C’est à un homme de confiance du pénitentiaire auquel le nouveau régime fait appel pour diriger la centrale d’Eysses le 21 octobre 1940, avant de lui confier la responsabilité de garder l’ensemble des résistants de zone sud en octobre 1943. « Monsieur Lassalle me paraît être l’homme idoine. Ce fonctionnaire droit loyal et d’un dévouement absolu possède assez d’autorité de fermeté et de décision pour remplir la difficile mission qui va lui être confiée » conclut l’Inspecteur général dans son rapport du 5 octobre 1943. Or, ce sont précisément ces qualités qui feront de ce fonctionnaire dévoué, un auxiliaire précieux des détenus politiques dont il a la charge. S’il fait preuve de bienveillance envers les prisonniers politiques de sa circonscription dès 1941, il accepte en octobre 1943 d’accorder le régime politique aux centaines de détenus politiques qui arrivent dans son établissement. En même temps, les concessions accordées à un Collectif organisé présentent la contrepartie de l’ordre et de la discipline et le déchargent d’une lourde tâche. Ce fonctionnaire a éprouvé du respect, voire de la sympathie pour les résistants, mais son sens du devoir l’a sans doute poussé à leur refuser tout à la fois un traitement inhumain dicté par les circonstances et l’ouverture des portes. L’attitude du directeur a sans doute été déterminante pour une partie du personnel dont la sympathie active envers les politiques a ainsi été facilitée.
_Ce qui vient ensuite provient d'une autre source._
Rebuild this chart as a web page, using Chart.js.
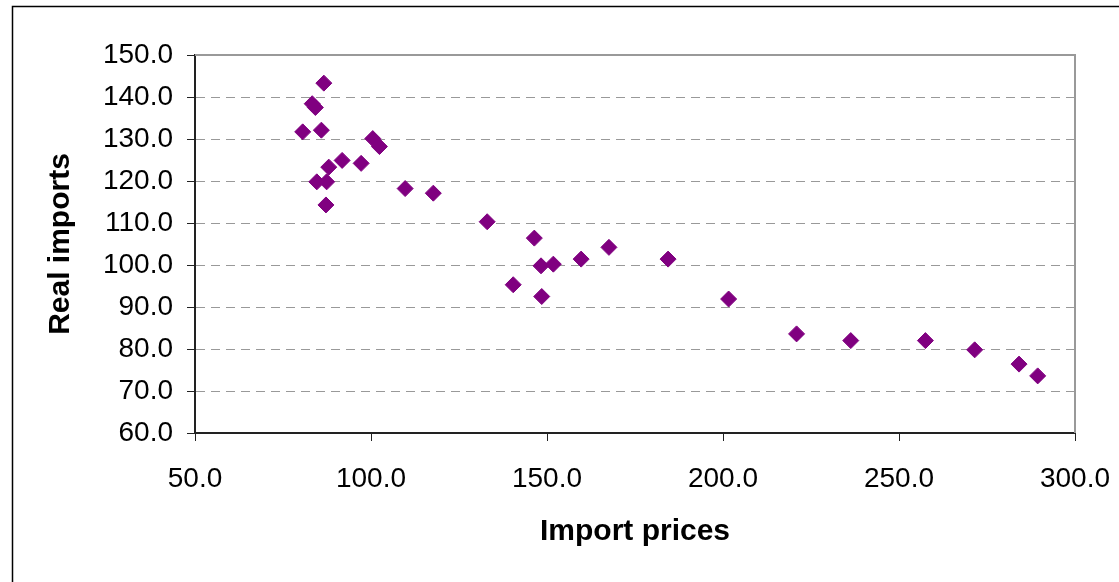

L’administration pénitentiaire met un certain temps avant de suspecter ce fonctionnaire méritant. Le 22 décembre 1943 son directeur « ayant l’impression que M. Lassalle n’a pas suffisamment en main la sa maison », décide de lui accorder un congé d’un mois pour raison de santé, en attendant de l’affecter à un autre poste et lui exprime « sa vive satisfaction pour les efforts qu’il n’a cessé de déployer depuis qu’il appartient aux cadres de l’administration pénitentiaire » tout en le remerciant du dévouement dont il a fait preuve à Eysses. C’est le rapport accablant envoyé au directeur général de l’administration pénitentiaire par son successeur par intérim, M. Chartroule (directeur de la circonscription pénitentiaire de Toulouse), le 31 décembre, dénonçant le relâchement de la discipline, qui change la donne. Dès sa réception, M. Lassalle est relevé de ses fonctions (par télégramme du 31 décembre 1943) et invité à quitter la centrale dans les quarante-huit heures. Un mandat d’internement est pris contre lui, sa tête mise à prix par la milice. En janvier 1944 le milicien Schivo ami personnel de Darnand remplace M. Lassalle jugé trop conciliant avec les politiques.